**Problem to work on**: Locate every line in the records below that contains the word "document", and copy each one.

** START OF Material to process **

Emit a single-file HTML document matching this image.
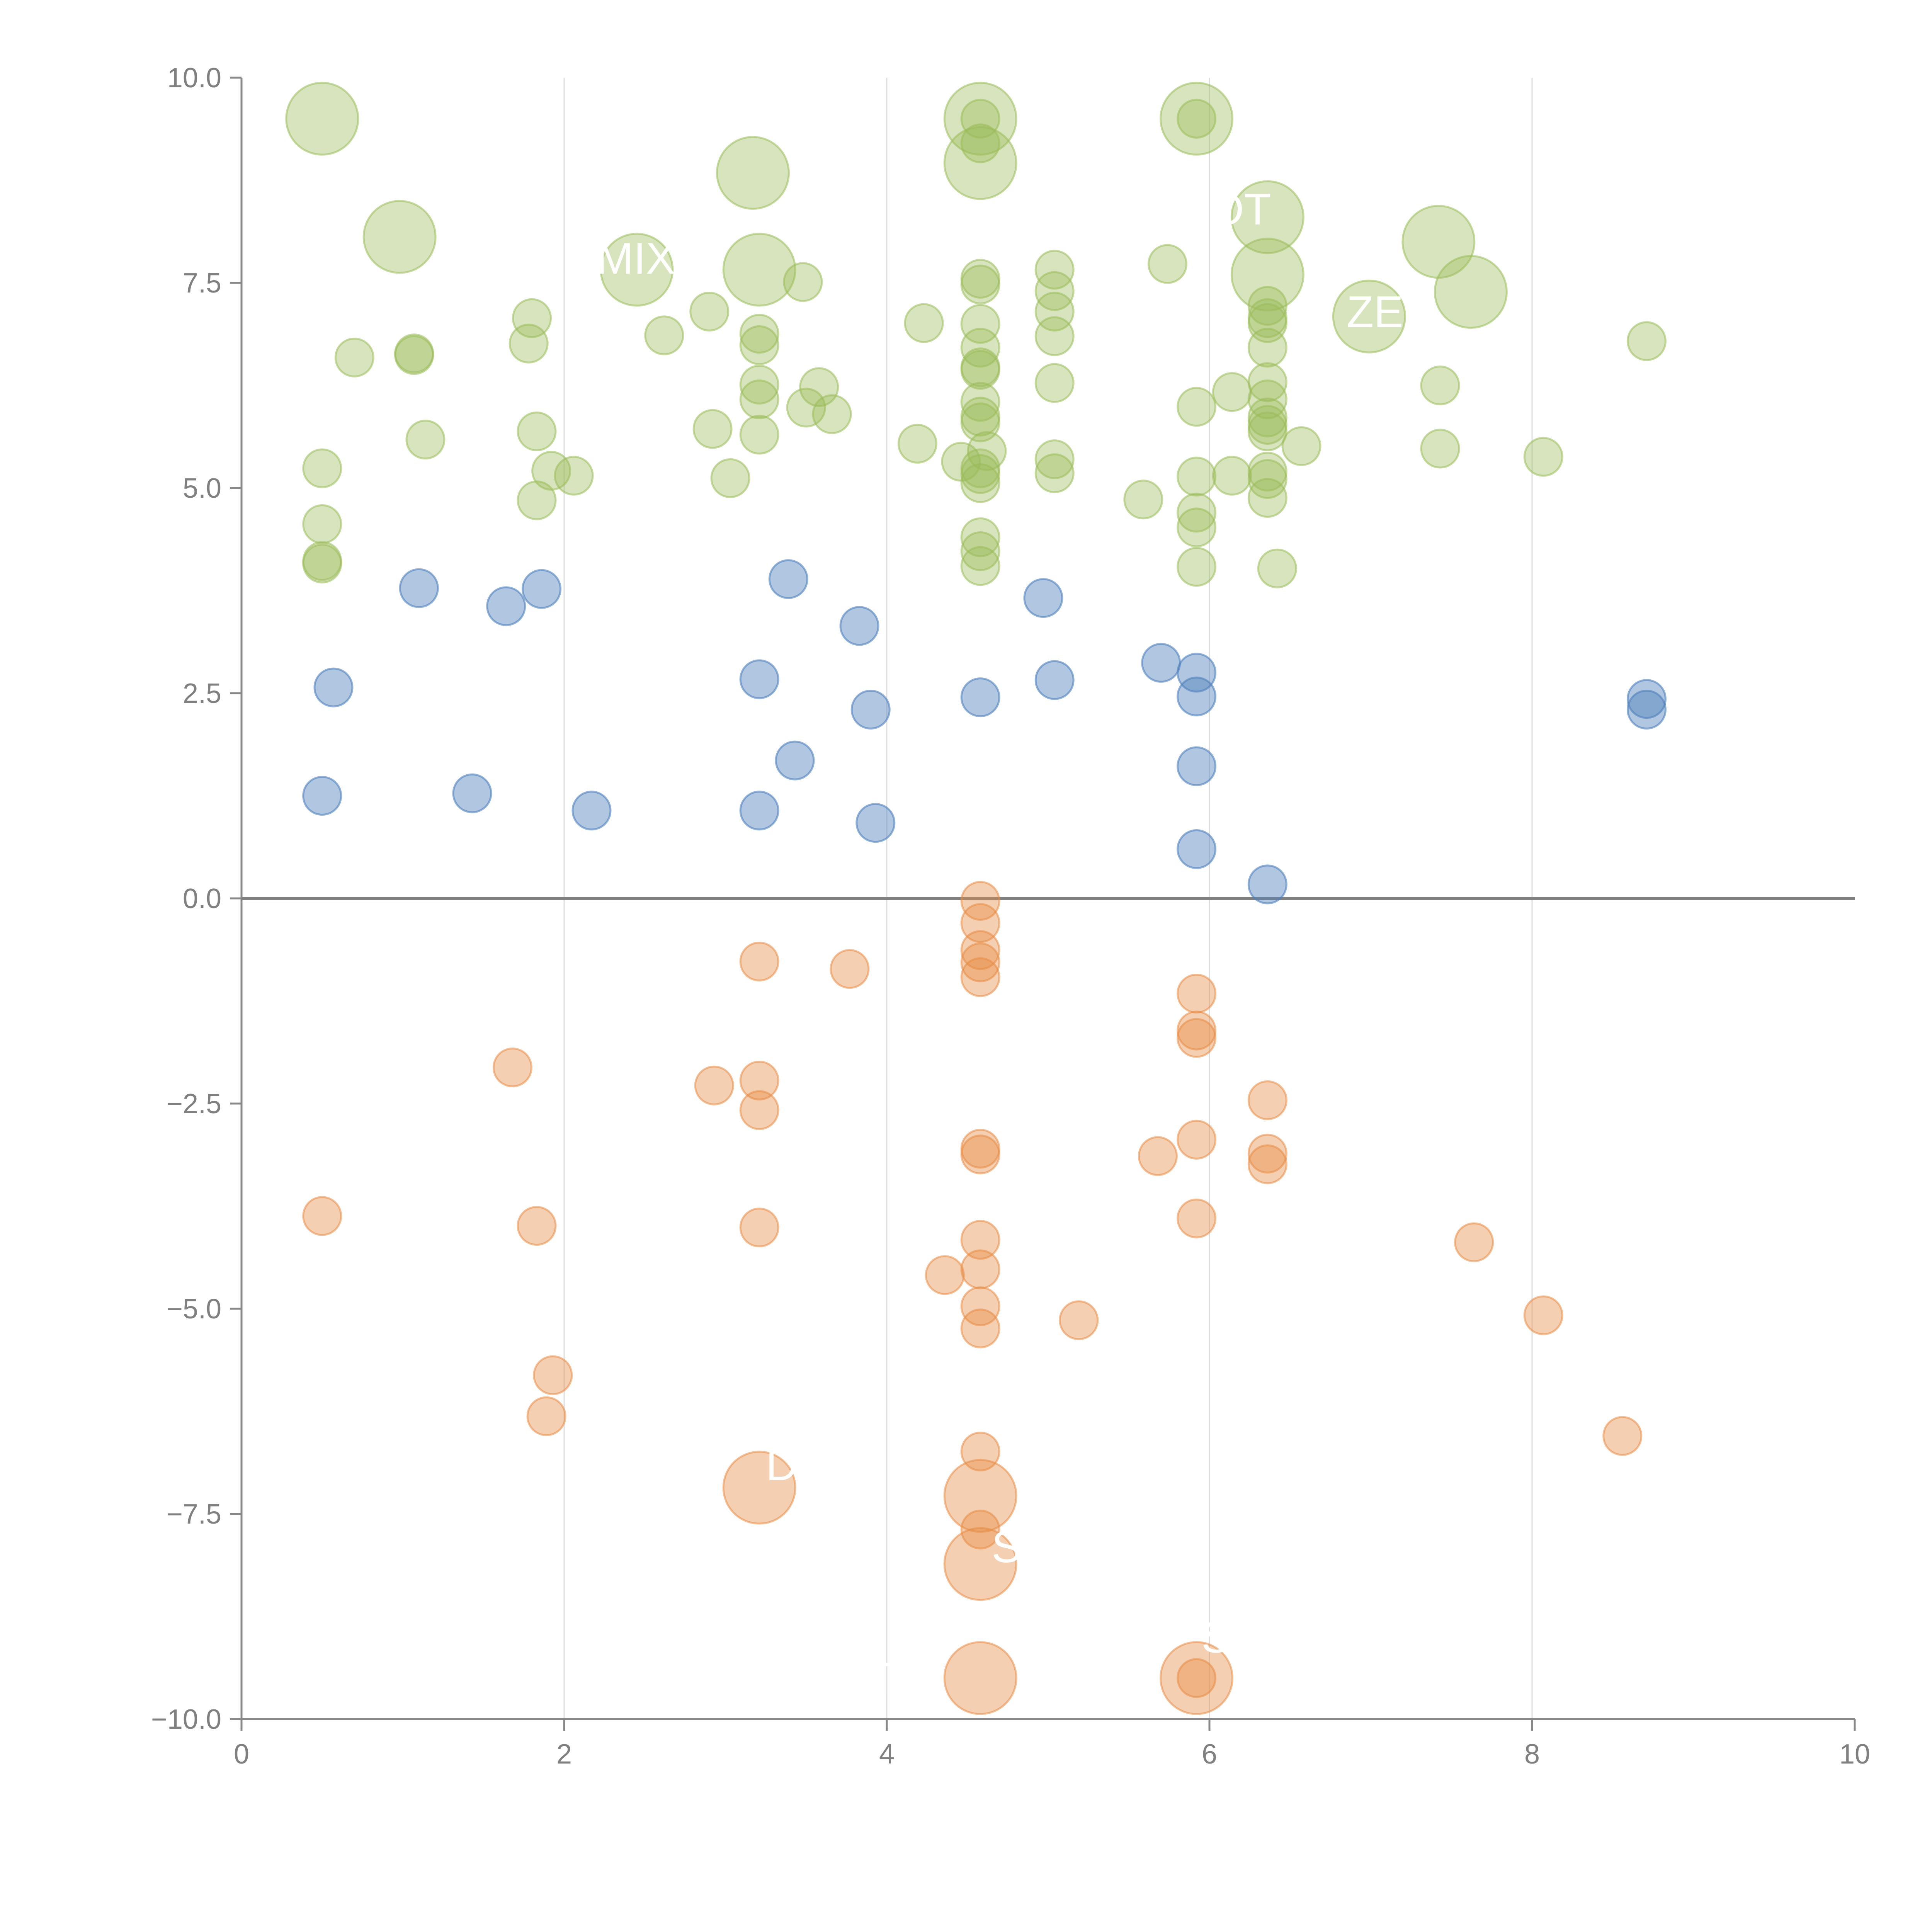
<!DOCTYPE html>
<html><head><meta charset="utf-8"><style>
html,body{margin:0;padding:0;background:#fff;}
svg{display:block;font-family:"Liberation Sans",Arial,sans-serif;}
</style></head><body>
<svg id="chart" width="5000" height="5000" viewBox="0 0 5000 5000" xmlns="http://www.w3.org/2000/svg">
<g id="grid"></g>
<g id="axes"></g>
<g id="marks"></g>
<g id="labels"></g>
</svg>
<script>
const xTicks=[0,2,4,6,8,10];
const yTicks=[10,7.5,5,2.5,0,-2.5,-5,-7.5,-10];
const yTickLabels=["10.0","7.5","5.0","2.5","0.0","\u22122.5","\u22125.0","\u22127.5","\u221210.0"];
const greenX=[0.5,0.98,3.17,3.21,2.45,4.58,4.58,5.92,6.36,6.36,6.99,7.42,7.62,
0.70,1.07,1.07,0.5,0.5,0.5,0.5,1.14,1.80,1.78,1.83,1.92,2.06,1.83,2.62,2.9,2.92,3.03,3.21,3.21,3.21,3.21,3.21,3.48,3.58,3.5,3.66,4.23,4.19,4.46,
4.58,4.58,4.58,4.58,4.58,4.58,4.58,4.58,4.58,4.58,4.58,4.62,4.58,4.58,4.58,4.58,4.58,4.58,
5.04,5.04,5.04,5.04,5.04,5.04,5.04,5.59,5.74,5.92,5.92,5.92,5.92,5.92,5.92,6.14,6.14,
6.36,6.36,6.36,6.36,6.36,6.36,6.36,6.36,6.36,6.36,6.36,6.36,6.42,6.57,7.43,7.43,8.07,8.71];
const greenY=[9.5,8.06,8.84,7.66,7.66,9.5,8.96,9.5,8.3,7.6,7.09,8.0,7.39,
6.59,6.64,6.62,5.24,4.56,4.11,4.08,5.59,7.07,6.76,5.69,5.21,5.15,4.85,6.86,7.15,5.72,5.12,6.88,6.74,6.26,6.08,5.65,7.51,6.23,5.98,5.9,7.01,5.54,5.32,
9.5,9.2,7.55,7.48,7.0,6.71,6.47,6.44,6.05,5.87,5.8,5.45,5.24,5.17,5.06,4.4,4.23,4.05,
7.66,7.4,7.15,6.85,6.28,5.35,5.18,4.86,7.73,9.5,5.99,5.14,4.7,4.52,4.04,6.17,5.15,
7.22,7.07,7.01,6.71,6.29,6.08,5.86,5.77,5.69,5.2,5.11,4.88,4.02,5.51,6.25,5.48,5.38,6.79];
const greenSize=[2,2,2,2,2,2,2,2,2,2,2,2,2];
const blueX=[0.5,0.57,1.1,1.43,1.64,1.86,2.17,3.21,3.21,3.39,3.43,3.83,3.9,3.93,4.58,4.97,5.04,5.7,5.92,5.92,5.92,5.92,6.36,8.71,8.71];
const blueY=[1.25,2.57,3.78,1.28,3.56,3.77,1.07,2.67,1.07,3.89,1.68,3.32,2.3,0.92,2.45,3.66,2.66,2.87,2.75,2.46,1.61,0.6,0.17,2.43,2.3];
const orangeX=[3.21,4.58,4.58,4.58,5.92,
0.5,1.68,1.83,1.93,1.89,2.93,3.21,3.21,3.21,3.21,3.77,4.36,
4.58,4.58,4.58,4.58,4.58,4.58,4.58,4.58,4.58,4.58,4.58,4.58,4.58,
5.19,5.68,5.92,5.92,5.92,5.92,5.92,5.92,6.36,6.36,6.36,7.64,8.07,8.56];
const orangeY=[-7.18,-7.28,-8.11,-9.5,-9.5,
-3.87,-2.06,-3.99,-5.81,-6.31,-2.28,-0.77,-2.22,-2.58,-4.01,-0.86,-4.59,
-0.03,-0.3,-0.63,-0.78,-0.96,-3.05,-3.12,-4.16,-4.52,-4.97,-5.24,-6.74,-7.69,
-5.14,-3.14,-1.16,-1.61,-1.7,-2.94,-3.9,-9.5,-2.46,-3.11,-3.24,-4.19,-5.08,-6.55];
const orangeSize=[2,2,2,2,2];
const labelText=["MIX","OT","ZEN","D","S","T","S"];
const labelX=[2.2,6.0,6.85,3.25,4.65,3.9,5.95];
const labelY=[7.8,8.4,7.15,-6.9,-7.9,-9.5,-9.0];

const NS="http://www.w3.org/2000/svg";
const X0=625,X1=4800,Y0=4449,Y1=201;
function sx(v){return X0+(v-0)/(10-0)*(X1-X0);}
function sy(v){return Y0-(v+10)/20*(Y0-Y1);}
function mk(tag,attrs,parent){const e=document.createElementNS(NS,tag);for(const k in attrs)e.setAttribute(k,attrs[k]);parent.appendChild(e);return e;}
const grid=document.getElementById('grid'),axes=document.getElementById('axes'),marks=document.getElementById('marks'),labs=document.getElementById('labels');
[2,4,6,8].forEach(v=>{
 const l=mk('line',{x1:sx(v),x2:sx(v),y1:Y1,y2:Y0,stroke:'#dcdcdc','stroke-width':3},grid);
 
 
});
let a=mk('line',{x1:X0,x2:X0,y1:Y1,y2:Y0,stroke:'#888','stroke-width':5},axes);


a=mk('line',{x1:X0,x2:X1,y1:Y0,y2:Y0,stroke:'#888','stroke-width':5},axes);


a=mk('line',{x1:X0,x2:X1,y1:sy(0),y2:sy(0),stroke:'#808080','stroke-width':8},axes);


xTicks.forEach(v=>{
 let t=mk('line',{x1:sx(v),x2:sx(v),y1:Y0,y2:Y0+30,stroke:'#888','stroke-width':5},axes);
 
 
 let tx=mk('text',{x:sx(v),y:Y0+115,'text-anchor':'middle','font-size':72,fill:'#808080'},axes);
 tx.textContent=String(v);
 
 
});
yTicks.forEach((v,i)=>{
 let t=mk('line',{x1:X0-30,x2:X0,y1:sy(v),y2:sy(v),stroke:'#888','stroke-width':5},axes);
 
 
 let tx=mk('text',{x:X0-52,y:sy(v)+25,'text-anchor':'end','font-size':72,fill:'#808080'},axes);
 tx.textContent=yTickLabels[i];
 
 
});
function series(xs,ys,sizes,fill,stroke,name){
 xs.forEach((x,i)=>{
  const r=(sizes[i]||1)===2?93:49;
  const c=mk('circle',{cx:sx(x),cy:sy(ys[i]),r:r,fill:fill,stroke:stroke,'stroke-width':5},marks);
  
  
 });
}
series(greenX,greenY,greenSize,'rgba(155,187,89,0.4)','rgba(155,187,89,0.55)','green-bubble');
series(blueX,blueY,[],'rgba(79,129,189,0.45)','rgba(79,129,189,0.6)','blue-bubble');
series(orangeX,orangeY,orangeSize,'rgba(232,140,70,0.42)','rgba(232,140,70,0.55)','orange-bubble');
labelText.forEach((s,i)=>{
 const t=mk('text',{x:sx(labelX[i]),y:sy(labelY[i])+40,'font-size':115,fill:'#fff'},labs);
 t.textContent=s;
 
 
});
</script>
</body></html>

** END OF Material to process **
** START OF Material to process **

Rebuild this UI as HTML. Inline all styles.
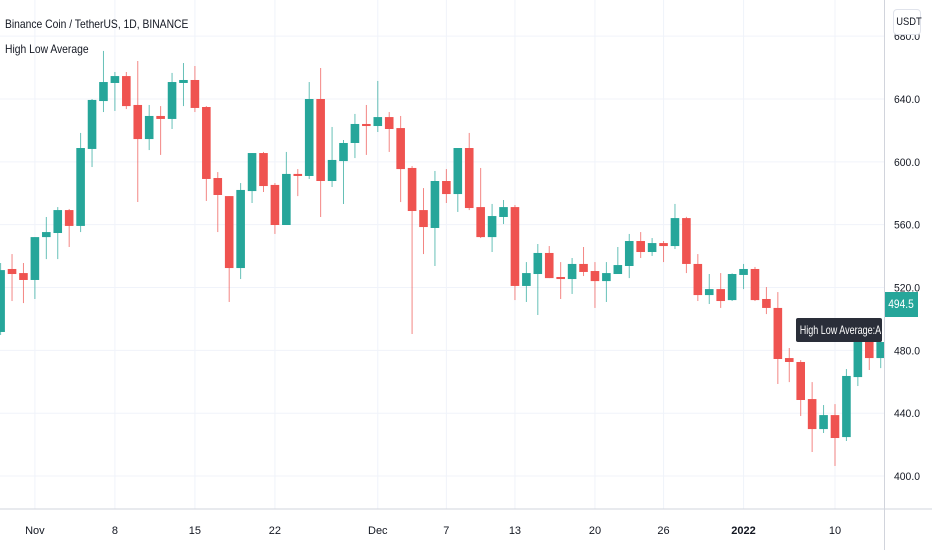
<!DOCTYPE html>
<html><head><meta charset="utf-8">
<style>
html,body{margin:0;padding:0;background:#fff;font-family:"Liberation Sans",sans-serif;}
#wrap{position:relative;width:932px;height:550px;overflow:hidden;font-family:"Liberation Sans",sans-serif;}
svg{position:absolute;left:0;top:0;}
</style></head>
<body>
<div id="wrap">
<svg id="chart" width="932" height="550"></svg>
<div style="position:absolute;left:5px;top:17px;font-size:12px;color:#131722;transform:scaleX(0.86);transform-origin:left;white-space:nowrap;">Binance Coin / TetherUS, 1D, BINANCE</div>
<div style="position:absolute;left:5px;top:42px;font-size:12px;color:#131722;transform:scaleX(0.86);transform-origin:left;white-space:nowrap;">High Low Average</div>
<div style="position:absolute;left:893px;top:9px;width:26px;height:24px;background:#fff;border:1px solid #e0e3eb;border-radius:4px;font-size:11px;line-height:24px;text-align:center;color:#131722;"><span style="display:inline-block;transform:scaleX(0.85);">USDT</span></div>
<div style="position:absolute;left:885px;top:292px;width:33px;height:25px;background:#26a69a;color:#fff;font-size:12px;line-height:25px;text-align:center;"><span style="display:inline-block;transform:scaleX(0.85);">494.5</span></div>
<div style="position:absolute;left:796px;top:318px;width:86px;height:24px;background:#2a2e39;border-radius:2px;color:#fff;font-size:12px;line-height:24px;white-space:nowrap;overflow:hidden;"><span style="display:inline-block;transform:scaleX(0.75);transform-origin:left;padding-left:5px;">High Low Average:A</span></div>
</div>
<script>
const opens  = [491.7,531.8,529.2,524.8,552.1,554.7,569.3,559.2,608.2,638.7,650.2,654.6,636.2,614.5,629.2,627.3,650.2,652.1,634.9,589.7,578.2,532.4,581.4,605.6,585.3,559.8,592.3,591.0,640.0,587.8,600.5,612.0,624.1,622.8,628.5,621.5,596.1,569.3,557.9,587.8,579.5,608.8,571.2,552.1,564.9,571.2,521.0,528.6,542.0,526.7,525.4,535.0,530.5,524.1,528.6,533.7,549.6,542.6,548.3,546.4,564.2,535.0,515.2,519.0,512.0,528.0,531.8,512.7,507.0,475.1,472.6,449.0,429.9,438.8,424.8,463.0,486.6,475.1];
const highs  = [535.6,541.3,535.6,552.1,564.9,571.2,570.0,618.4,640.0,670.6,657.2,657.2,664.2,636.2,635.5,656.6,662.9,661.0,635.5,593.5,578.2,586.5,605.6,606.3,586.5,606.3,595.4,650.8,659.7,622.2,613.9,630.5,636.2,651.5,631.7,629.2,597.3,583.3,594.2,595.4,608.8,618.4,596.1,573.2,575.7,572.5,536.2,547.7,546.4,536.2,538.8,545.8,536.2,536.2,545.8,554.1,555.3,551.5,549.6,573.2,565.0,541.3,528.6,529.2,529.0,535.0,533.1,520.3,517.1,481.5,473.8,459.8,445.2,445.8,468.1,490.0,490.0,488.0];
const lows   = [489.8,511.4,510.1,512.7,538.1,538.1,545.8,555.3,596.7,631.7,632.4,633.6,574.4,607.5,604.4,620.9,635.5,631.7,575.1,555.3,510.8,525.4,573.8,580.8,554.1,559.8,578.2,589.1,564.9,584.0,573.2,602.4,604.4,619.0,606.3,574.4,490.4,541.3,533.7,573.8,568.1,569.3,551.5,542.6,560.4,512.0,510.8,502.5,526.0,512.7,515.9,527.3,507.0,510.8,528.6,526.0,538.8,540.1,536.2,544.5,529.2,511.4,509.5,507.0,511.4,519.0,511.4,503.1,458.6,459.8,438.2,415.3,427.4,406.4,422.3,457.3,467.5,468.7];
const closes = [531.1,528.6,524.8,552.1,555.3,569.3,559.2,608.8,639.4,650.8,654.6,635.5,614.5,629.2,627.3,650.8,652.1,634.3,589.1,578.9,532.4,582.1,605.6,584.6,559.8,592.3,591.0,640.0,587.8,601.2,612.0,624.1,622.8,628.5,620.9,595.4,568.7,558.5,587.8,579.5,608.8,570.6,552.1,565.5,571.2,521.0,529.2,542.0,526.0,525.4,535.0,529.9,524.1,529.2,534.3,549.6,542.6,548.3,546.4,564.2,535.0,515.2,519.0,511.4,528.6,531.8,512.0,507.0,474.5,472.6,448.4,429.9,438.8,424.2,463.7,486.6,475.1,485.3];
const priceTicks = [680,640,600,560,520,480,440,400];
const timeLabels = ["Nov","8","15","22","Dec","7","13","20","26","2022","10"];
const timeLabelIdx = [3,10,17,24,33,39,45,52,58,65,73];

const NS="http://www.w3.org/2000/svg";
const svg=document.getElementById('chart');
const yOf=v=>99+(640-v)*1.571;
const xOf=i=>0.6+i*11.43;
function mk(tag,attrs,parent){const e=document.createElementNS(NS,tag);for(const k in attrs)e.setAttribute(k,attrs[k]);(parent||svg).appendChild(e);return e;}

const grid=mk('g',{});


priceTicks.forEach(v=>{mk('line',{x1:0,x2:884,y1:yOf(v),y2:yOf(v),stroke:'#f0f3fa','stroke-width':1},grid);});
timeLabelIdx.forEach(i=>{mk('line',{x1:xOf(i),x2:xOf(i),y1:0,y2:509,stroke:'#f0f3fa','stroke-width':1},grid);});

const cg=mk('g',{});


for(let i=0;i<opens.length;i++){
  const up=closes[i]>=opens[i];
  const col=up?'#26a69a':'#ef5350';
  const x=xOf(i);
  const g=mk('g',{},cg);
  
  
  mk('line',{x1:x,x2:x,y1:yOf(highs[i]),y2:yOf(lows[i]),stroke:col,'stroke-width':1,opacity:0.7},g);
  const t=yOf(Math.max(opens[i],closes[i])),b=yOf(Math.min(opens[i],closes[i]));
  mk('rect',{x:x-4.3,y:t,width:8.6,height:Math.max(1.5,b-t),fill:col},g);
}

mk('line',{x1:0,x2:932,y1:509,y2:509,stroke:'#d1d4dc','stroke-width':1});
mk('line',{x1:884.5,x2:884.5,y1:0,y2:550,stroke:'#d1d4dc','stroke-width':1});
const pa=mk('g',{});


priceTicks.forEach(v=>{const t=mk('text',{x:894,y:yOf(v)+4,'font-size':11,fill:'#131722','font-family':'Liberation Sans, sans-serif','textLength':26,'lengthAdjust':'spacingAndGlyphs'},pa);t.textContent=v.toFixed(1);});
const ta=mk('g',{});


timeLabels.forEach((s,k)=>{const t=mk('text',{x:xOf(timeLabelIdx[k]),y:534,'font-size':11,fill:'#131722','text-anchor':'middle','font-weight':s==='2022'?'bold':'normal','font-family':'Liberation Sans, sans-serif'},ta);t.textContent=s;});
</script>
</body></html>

** END OF Material to process **

**Output of the task**:
Emit a single-file HTML document matching this image.
function mk(tag,attrs,parent){const e=document.createElementNS(NS,tag);for(const k in attrs)e.setAttribute(k,attrs[k]);parent.appendChild(e);return e;}
const grid=document.getElementById('grid'),axes=document.getElementById('axes'),marks=document.getElementById('marks'),labs=document.getElementById('labels');
const svg=document.getElementById('chart');
function mk(tag,attrs,parent){const e=document.createElementNS(NS,tag);for(const k in attrs)e.setAttribute(k,attrs[k]);(parent||svg).appendChild(e);return e;}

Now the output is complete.